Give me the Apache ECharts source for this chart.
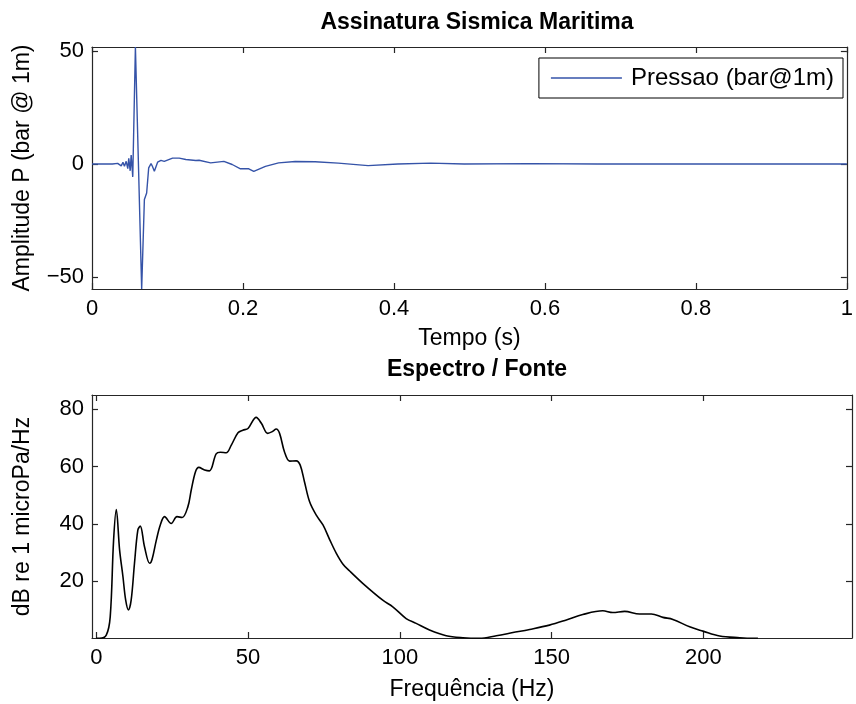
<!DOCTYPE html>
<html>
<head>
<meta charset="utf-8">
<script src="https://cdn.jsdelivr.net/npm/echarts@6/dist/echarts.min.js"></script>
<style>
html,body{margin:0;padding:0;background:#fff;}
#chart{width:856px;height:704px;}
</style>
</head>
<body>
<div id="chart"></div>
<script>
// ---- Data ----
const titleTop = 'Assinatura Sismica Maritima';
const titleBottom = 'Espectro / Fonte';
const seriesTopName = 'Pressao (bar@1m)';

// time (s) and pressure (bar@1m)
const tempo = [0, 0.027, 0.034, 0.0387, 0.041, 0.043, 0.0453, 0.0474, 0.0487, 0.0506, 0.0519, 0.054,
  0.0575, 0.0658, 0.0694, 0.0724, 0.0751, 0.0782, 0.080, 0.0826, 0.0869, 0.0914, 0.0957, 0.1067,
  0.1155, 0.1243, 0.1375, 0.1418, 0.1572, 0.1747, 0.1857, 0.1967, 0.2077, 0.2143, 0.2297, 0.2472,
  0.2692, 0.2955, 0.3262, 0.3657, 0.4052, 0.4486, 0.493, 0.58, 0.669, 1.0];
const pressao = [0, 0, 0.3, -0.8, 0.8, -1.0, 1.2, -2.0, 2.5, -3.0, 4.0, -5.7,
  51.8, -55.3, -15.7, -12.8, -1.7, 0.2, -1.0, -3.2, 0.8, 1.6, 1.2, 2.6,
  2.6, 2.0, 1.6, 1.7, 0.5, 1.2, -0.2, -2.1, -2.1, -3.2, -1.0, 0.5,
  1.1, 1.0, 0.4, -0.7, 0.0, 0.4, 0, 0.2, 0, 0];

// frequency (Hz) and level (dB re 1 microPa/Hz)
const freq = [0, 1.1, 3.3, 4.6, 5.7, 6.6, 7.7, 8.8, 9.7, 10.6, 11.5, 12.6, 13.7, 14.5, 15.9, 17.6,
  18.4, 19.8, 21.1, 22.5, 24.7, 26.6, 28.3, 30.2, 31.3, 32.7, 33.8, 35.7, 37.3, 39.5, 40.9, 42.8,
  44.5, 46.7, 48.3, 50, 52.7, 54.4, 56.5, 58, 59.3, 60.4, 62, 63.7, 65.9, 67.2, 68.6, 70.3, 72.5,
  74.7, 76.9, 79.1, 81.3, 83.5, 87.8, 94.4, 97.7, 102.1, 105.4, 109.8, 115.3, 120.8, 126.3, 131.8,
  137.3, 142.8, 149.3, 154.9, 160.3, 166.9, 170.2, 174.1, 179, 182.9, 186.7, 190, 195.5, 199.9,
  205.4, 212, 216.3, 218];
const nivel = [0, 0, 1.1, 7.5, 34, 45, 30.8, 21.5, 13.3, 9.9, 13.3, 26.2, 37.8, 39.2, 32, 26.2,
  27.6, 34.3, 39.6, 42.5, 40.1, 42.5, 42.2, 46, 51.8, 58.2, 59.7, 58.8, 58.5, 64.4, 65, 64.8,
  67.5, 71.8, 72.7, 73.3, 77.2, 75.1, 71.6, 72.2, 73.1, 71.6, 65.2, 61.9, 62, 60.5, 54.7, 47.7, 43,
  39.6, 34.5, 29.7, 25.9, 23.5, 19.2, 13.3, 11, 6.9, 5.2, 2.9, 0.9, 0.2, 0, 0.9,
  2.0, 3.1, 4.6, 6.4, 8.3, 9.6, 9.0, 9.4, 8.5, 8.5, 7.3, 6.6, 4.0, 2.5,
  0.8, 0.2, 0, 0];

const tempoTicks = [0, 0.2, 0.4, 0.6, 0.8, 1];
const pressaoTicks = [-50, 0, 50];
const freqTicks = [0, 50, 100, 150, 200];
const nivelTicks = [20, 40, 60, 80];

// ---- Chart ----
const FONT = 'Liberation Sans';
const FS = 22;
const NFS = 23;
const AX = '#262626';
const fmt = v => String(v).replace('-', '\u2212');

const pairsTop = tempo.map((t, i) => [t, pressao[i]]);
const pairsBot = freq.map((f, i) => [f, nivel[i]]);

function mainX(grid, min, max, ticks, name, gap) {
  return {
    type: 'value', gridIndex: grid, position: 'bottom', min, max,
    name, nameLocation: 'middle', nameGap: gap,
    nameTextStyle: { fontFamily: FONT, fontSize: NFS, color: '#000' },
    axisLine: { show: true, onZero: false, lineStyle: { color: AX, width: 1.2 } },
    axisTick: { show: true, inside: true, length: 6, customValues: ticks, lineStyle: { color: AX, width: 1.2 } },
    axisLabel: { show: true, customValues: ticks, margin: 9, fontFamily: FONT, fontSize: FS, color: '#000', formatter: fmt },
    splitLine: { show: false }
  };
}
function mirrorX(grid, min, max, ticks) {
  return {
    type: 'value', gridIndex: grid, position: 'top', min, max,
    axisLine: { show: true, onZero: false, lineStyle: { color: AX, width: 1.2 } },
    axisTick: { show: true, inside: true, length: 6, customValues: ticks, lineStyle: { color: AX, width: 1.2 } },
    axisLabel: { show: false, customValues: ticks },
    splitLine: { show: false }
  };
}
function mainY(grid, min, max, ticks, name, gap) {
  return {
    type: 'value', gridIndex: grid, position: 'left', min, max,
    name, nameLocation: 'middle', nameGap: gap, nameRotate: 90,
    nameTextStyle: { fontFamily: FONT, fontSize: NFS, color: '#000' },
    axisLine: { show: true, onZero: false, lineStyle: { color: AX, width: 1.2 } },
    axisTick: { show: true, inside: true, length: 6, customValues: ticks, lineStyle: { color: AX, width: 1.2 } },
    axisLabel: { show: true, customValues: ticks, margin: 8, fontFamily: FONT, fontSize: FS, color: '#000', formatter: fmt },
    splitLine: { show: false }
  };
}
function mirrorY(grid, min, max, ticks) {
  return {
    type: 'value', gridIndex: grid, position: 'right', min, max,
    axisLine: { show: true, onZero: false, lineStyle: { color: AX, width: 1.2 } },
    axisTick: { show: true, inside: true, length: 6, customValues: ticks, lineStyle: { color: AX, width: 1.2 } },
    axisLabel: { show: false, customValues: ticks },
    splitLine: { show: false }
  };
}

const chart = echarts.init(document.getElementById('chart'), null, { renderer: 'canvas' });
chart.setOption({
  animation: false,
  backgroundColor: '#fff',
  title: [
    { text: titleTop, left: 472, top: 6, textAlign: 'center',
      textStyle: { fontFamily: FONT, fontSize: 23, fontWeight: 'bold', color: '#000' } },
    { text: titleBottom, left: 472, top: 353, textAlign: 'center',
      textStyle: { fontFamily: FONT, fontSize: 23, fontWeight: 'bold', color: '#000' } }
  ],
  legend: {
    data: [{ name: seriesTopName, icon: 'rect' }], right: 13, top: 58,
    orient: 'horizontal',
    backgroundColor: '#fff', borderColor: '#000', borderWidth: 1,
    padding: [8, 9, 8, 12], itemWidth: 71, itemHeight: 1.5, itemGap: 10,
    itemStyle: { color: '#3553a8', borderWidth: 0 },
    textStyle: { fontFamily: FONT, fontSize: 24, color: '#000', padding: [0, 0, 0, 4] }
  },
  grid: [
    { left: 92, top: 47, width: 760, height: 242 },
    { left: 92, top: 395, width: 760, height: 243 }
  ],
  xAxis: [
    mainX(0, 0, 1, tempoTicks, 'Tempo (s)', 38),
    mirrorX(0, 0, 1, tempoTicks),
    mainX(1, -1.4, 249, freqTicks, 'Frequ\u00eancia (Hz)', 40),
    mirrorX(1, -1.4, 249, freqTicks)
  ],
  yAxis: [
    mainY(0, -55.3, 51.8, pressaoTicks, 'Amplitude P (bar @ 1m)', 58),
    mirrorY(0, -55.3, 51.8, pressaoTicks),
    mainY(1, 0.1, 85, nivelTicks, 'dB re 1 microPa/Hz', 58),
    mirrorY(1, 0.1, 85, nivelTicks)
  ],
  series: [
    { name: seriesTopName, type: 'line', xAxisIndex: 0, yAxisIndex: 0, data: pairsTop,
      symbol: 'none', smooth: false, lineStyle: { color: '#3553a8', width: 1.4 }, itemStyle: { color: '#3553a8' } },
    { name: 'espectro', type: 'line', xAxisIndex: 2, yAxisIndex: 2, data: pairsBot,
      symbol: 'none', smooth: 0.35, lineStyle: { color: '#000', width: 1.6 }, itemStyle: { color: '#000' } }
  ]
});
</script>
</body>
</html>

------------------------------------------------------------

• WHAT TO PRODUCE
Only lines belong in the copy: transcribe those from the start of the data through the line that contains "1.1, 1.0, 0.4, -0.7, 0.0, 0.4, 0, 0.2, 0, 0];", and skip the pictures.

• RESULT OF THIS EXERCISE
Give me the Apache ECharts source for this chart.
<!DOCTYPE html>
<html>
<head>
<meta charset="utf-8">
<script src="https://cdn.jsdelivr.net/npm/echarts@6/dist/echarts.min.js"></script>
<style>
html,body{margin:0;padding:0;background:#fff;}
#chart{width:856px;height:704px;}
</style>
</head>
<body>
<div id="chart"></div>
<script>
// ---- Data ----
const titleTop = 'Assinatura Sismica Maritima';
const titleBottom = 'Espectro / Fonte';
const seriesTopName = 'Pressao (bar@1m)';

// time (s) and pressure (bar@1m)
const tempo = [0, 0.027, 0.034, 0.0387, 0.041, 0.043, 0.0453, 0.0474, 0.0487, 0.0506, 0.0519, 0.054,
  0.0575, 0.0658, 0.0694, 0.0724, 0.0751, 0.0782, 0.080, 0.0826, 0.0869, 0.0914, 0.0957, 0.1067,
  0.1155, 0.1243, 0.1375, 0.1418, 0.1572, 0.1747, 0.1857, 0.1967, 0.2077, 0.2143, 0.2297, 0.2472,
  0.2692, 0.2955, 0.3262, 0.3657, 0.4052, 0.4486, 0.493, 0.58, 0.669, 1.0];
const pressao = [0, 0, 0.3, -0.8, 0.8, -1.0, 1.2, -2.0, 2.5, -3.0, 4.0, -5.7,
  51.8, -55.3, -15.7, -12.8, -1.7, 0.2, -1.0, -3.2, 0.8, 1.6, 1.2, 2.6,
  2.6, 2.0, 1.6, 1.7, 0.5, 1.2, -0.2, -2.1, -2.1, -3.2, -1.0, 0.5,
  1.1, 1.0, 0.4, -0.7, 0.0, 0.4, 0, 0.2, 0, 0];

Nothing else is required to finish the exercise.